Just 26 years old, Parker’s reputation as a gifted multi-instrumentalist and DIY producer had him singled out as a big fish in that particular pond long before Tame Impala scored a worldwide critical hit with debut LP Innerspeaker; now a known name in wider circles (that record won awards at home and abroad, and was named Rolling Stone‘s ‘Album of 2010’), one might reasonably expect some degree of self-indulgence on follow-up Lonerism, but despite keeping starrier company these days – hanging out with the Flaming Lips and having his songs remixed by Todd Rundgren – Parker’s approach to recording remains refreshingly down-to-earth. Like its predecessor, Parker performed the majority of the album’s musical parts and produced it himself, artlessly piling one track on top of another to create huge walls of sound. As before, Dave Fridmann helped with the final mix, but in terms of rock & roll excess we’re hardly talking typical “second album syndrome” behaviour like drafting in string sections and gospel choirs; here Parker’s still using the same limited palette – guitars, synths, drums – to make music that sounds, frankly, fucking huge.

That said, if Innerspeaker seemed – deceptively, so it turned out – like the work of a band recorded live and then fed through various FX pedals and filters, Lonerism is more obviously a studio creation. The first time I heard the former, I was in a car with my dad and we both remarked on how much the band, as we thought them to be, sounded like a contemporary version of a classic 60s power trio (I said the Jimi Hendrix Experience, he said Cream); that record does, after all, open with a lonesome bass-line before a chiming guitar and, finally, live drums join in, making the assumption that the recording was a group effort perfectly reasonable. Conversely, Lonerism‘s opening track, ‘Gotta Be Above It’, starts with the repeated titular sample and a looped drum-beat, to which Parker adds phased synths and FX-heavy vocals, layering in and manipulating new elements like some stereo-obsessed mad scientist, and whilst these songs will no doubt sound immense when rendered by the touring players that we see posing as “the band” in press shots, they are clearly the product of a single Brian Wilson-like mastermind.

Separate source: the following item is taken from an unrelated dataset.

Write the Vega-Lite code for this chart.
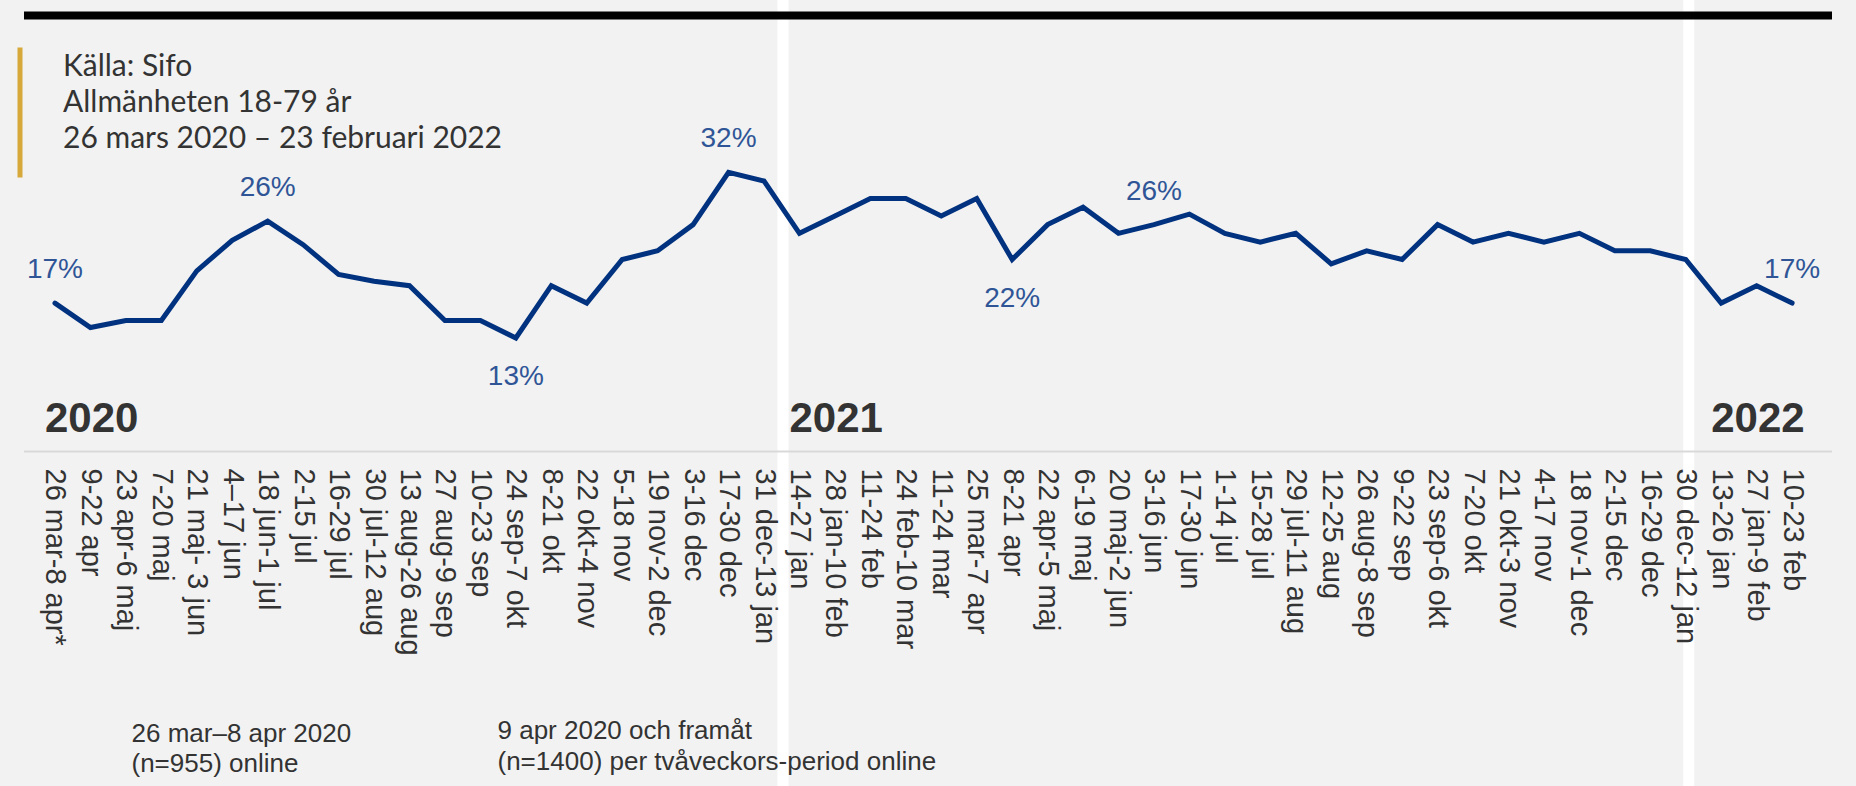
{
  "$schema": "https://vega.github.io/schema/vega-lite/v6.json",
  "width": 1827,
  "height": 786,
  "autosize": {"type": "none"},
  "padding": {"left": 14, "top": 0, "right": 15, "bottom": 0},
  "background": "#f2f2f2",
  "config": {"view": {"stroke": null}},
  "datasets": {
    "survey": [
      {"period": "26 mar-8 apr*", "share": 0.17, "callout": "end"},
      {"period": "9-22 apr", "share": 0.142},
      {"period": "23 apr-6 maj", "share": 0.15},
      {"period": "7-20 maj", "share": 0.15},
      {"period": "21 maj- 3 jun", "share": 0.207},
      {"period": "4–17 jun", "share": 0.242},
      {"period": "18 jun-1 jul", "share": 0.264, "callout": "high"},
      {"period": "2-15 jul", "share": 0.237},
      {"period": "16-29 jul", "share": 0.203},
      {"period": "30 jul-12 aug", "share": 0.195},
      {"period": "13 aug-26 aug", "share": 0.19},
      {"period": "27 aug-9 sep", "share": 0.15},
      {"period": "10-23 sep", "share": 0.15},
      {"period": "24 sep-7 okt", "share": 0.13, "callout": "low"},
      {"period": "8-21 okt", "share": 0.19},
      {"period": "22 okt-4 nov", "share": 0.17},
      {"period": "5-18 nov", "share": 0.22},
      {"period": "19 nov-2 dec", "share": 0.23},
      {"period": "3-16 dec", "share": 0.26},
      {"period": "17-30 dec", "share": 0.32, "callout": "high"},
      {"period": "31 dec-13 jan", "share": 0.31},
      {"period": "14-27 jan", "share": 0.25},
      {"period": "28 jan-10 feb", "share": 0.27},
      {"period": "11-24 feb", "share": 0.29},
      {"period": "24 feb-10 mar", "share": 0.29},
      {"period": "11-24 mar", "share": 0.27},
      {"period": "25 mar-7 apr", "share": 0.29},
      {"period": "8-21 apr", "share": 0.22, "callout": "low"},
      {"period": "22 apr-5 maj", "share": 0.26},
      {"period": "6-19 maj", "share": 0.28},
      {"period": "20 maj-2 jun", "share": 0.25},
      {"period": "3-16 jun", "share": 0.26, "callout": "high"},
      {"period": "17-30 jun", "share": 0.272},
      {"period": "1-14 jul", "share": 0.25},
      {"period": "15-28 jul", "share": 0.24},
      {"period": "29 jul-11 aug", "share": 0.25},
      {"period": "12-25 aug", "share": 0.215},
      {"period": "26 aug-8 sep", "share": 0.23},
      {"period": "9-22 sep", "share": 0.22},
      {"period": "23 sep-6 okt", "share": 0.26},
      {"period": "7-20 okt", "share": 0.24},
      {"period": "21 okt-3 nov", "share": 0.25},
      {"period": "4-17 nov", "share": 0.24},
      {"period": "18 nov-1 dec", "share": 0.25},
      {"period": "2-15 dec", "share": 0.23},
      {"period": "16-29 dec", "share": 0.23},
      {"period": "30 dec-12 jan", "share": 0.22},
      {"period": "13-26 jan", "share": 0.17},
      {"period": "27 jan-9 feb", "share": 0.19},
      {"period": "10-23 feb", "share": 0.17, "callout": "end"}
    ],
    "years": [
      {"year": "2020", "period": "26 mar-8 apr*"},
      {"year": "2021", "period": "14-27 jan"},
      {"year": "2022", "period": "13-26 jan"}
    ],
    "source": [
      {"line": 1, "period": "26 mar-8 apr*", "text": "Källa: Sifo"},
      {"line": 2, "period": "26 mar-8 apr*", "text": "Allmänheten 18-79 år"},
      {"line": 3, "period": "26 mar-8 apr*", "text": "26 mars 2020 – 23 februari 2022"}
    ]
  },
  "resolve": {
    "scale": {"y": "independent"},
    "axis": {"x": "independent", "y": "independent"}
  },
  "layer": [
    {
      "data": {"name": "survey"},
      "encoding": {
        "x": {
          "field": "period",
          "type": "nominal",
          "sort": null,
          "scale": {"type": "point", "range": [9.5, 1817.5], "padding": 1, "align": 0.444, "round": false},
          "axis": {
            "orient": "bottom",
            "offset": -335,
            "zindex": 1,
            "grid": false,
            "ticks": false,
            "tickSize": 0,
            "domainColor": "#d9d9d9",
            "domainWidth": 2,
            "labelAngle": 90,
            "labelFont": "Liberation Sans",
            "labelFontSize": 29,
            "labelColor": "#333333",
            "labelPadding": 17,
            "labelOverlap": false,
            "labelBound": false,
            "labelFlush": false,
            "labelLimit": 400,
            "title": ["26 mar–8 apr 2020", "(n=955) online"],
            "titleX": 117,
            "titleY": 290,
            "titleAlign": "left",
            "titleBaseline": "alphabetic",
            "titleFont": "Liberation Sans",
            "titleFontSize": 26,
            "titleFontWeight": "normal",
            "titleColor": "#333333",
            "titleLineHeight": 30
          }
        }
      },
      "layer": [
        {
          "mark": {"type": "rule", "color": "#ffffff", "strokeWidth": 11, "xOffset": 19},
          "encoding": {
            "strokeOpacity": {"condition": {"test": "datum.period === '31 dec-13 jan'", "value": 1}, "value": 0}
          }
        },
        {
          "mark": {"type": "rule", "color": "#ffffff", "strokeWidth": 11, "xOffset": 3},
          "encoding": {
            "strokeOpacity": {"condition": {"test": "datum.period === '30 dec-12 jan'", "value": 1}, "value": 0}
          }
        },
        {
          "mark": {"type": "line", "color": "#00327f", "strokeWidth": 5, "strokeCap": "round", "strokeJoin": "miter"},
          "encoding": {
            "y": {
              "field": "share",
              "type": "quantitative",
              "scale": {"domain": [0.13, 0.32], "range": [338, 172.3], "zero": false, "nice": false},
              "axis": null
            }
          }
        },
        {
          "transform": [{"filter": "datum.callout === 'high' || datum.callout === 'end'"}],
          "mark": {"type": "text", "font": "Liberation Sans", "fontSize": 28, "color": "#2f5597", "align": "center", "baseline": "alphabetic", "dy": -25},
          "encoding": {
            "y": {"field": "share", "type": "quantitative", "axis": null},
            "text": {"field": "share", "type": "quantitative", "format": ".0%"}
          }
        },
        {
          "transform": [{"filter": "datum.callout === 'low'"}],
          "mark": {"type": "text", "font": "Liberation Sans", "fontSize": 28, "color": "#2f5597", "align": "center", "baseline": "alphabetic", "dy": 47},
          "encoding": {
            "y": {"field": "share", "type": "quantitative", "axis": null},
            "text": {"field": "share", "type": "quantitative", "format": ".0%"}
          }
        }
      ]
    },
    {
      "data": {"name": "years"},
      "mark": {"type": "text", "font": "Liberation Sans", "fontSize": 42, "fontWeight": "bold", "color": "#333333", "align": "left", "baseline": "alphabetic", "dx": -10},
      "encoding": {
        "x": {
          "field": "period",
          "type": "nominal",
          "sort": null,
          "axis": {
            "orient": "top",
            "offset": -15,
            "zindex": 1,
            "domain": true,
            "domainColor": "#000000",
            "domainWidth": 8,
            "labels": false,
            "ticks": false,
            "grid": false,
            "title": null
          }
        },
        "y": {
          "field": "year",
          "type": "nominal",
          "scale": {"type": "point", "range": [432, 432]},
          "axis": {
            "orient": "right",
            "zindex": 1,
            "domain": false,
            "ticks": false,
            "labels": false,
            "grid": false,
            "title": ["9 apr 2020 och framåt", "(n=1400) per tvåveckors-period online"],
            "titleAngle": 0,
            "titleX": -1344,
            "titleY": 738,
            "titleAlign": "left",
            "titleBaseline": "alphabetic",
            "titleFont": "Liberation Sans",
            "titleFontSize": 26,
            "titleFontWeight": "normal",
            "titleColor": "#333333",
            "titleLineHeight": 31
          }
        },
        "text": {"field": "year"}
      }
    },
    {
      "data": {"name": "source"},
      "mark": {"type": "text", "font": "Lato", "fontSize": 30, "color": "#333333", "align": "left", "baseline": "alphabetic", "dx": 8},
      "encoding": {
        "x": {"field": "period", "type": "nominal", "sort": null, "axis": null},
        "y": {
          "field": "line",
          "type": "ordinal",
          "scale": {"type": "point", "range": [47, 177], "padding": 0.8},
          "axis": {
            "orient": "left",
            "offset": -5.5,
            "domain": true,
            "domainColor": "#d6a93a",
            "domainWidth": 5,
            "labels": false,
            "ticks": false,
            "grid": false,
            "title": null
          }
        },
        "text": {"field": "text"}
      }
    }
  ]
}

It’s another 60s icon, though, whose influence is most apparent here. The ghost of John Lennon haunts Lonerism, in its acidic melodies – particularly ‘Tomorrow Never Knows’-alike ‘Why Won’t They Talk To Me’ – and in Parker’s sneering vocal, which sounds much of the time like Lennon floating in zero gravity. Though the record hinges around the same kind of swinging space-age stoner rock that characterized the debut, this is clearly an artist in thrall to the Fab Four’s post-Revolver output, synthesising ‘A Day In The Life’s symphonic cacophony on the piano-pounding ‘Apocalypse Dreams’, dropping ‘Revolution No. 9’-style crowd chatter and manic laughter over ‘Keep On Lying’s central groove, and making sly references to LSD experiments in song titles like ‘Mind Mischief’ and ‘Nothing That Has Happened So Far Has Been Anything We Can Control’. The record’s towering twin peaks both find Parker venturing even further out. ‘Feels Like We Only Go Backwards’ marries melancholy slow-motion pop to dubbed-up barbershop soul, whilst the stampeding glam-blues beast ‘Elephant’ somehow manages to recall both Queen and Queens Of The Stone Age.

"This could be the day that we push through," sings Parker on ‘Apocalypse Dreams’, and it’s entirely possible he’s not just talking about drugs. This is a progressive, accessible album that could take Tame Impala to the next level, or the mainstream, whichever comes first. Not bad work for a directionless layabout.